Request
Retype, exactly as they stand, the lines from the start of the data to the line that contains "import plotly.graph_objects as go", both ends included. Leave the pictures out.
-- Start --
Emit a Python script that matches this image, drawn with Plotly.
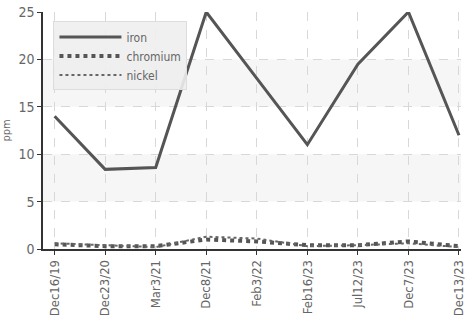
import plotly.graph_objects as go

dates = ["Dec16/19", "Dec23/20", "Mar3/21", "Dec8/21", "Feb3/22", "Feb16/23", "Jul12/23", "Dec7/23", "Dec13/23"]
iron = [14, 8.4, 8.6, 25, 18, 11, 19.5, 25, 12]
chromium = [0.5, 0.3, 0.3, 1.0, 0.8, 0.4, 0.4, 0.8, 0.3]
nickel = [0.6, 0.4, 0.2, 1.3, 1.1, 0.3, 0.4, 0.6, 0.2]
yticks = [0, 5, 10, 15, 20, 25]

x = list(range(len(dates)))
fig = go.Figure()
fig.add_trace(go.Scatter(x=x, y=iron, name="iron", mode="lines",
                         line=dict(color="#555555", width=3)))
fig.add_trace(go.Scatter(x=x, y=chromium, name="chromium", mode="lines",
                         line=dict(color="#555555", width=4, dash="dot")))
fig.add_trace(go.Scatter(x=x, y=nickel, name="nickel", mode="lines",
                         line=dict(color="#666666", width=2, dash="dot")))

for lo, hi in [(5, 10), (15, 20)]:
    fig.add_shape(type="rect", xref="paper", yref="y", x0=0, x1=1, y0=lo, y1=hi,
                  fillcolor="#f6f6f6", line=dict(width=0), layer="below")

font = dict(family="Liberation Sans Narrow, DejaVu Sans Condensed, sans-serif", color="#666666")
fig.update_layout(
    width=469, height=319,
    margin=dict(l=42, r=3, t=12, b=67),
    plot_bgcolor="white", paper_bgcolor="white",
    font=dict(size=12, **font),
    showlegend=True,
    legend=dict(x=0.025, y=0.96, xanchor="left", yanchor="top",
                bgcolor="rgba(238,238,238,0.9)", bordercolor="#dddddd", borderwidth=1,
                font=dict(size=12, **font), itemwidth=62, tracegroupgap=0),
    xaxis=dict(range=[-0.23, 8.04], tickmode="array", tickvals=x, ticktext=dates,
               tickangle=-90, showgrid=True, gridcolor="#d8d8d8", griddash="dash",
               showline=True, linecolor="#333333", linewidth=1.5,
               ticks="outside", ticklen=4, tickcolor="#333333", zeroline=False,
               ticklabeloverflow="allow",
               tickfont=dict(size=13, **font)),
    yaxis=dict(range=[0, 25], tickmode="array", tickvals=yticks,
               showgrid=True, gridcolor="#d8d8d8", griddash="dash",
               showline=True, linecolor="#333333", linewidth=1.5,
               ticks="outside", ticklen=4, tickcolor="#333333", zeroline=False,
               ticklabeloverflow="allow",
               title=dict(text="ppm", font=dict(size=11, **font), standoff=8),
               tickfont=dict(size=14, **font)),
)
fig.write_html("out.html", config={"displayModeBar": False},
               post_script="document.body.style.margin='0';document.body.style.overflow='hidden';")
-- End --
Response
Emit a Python script that matches this image, drawn with Plotly.
import plotly.graph_objects as go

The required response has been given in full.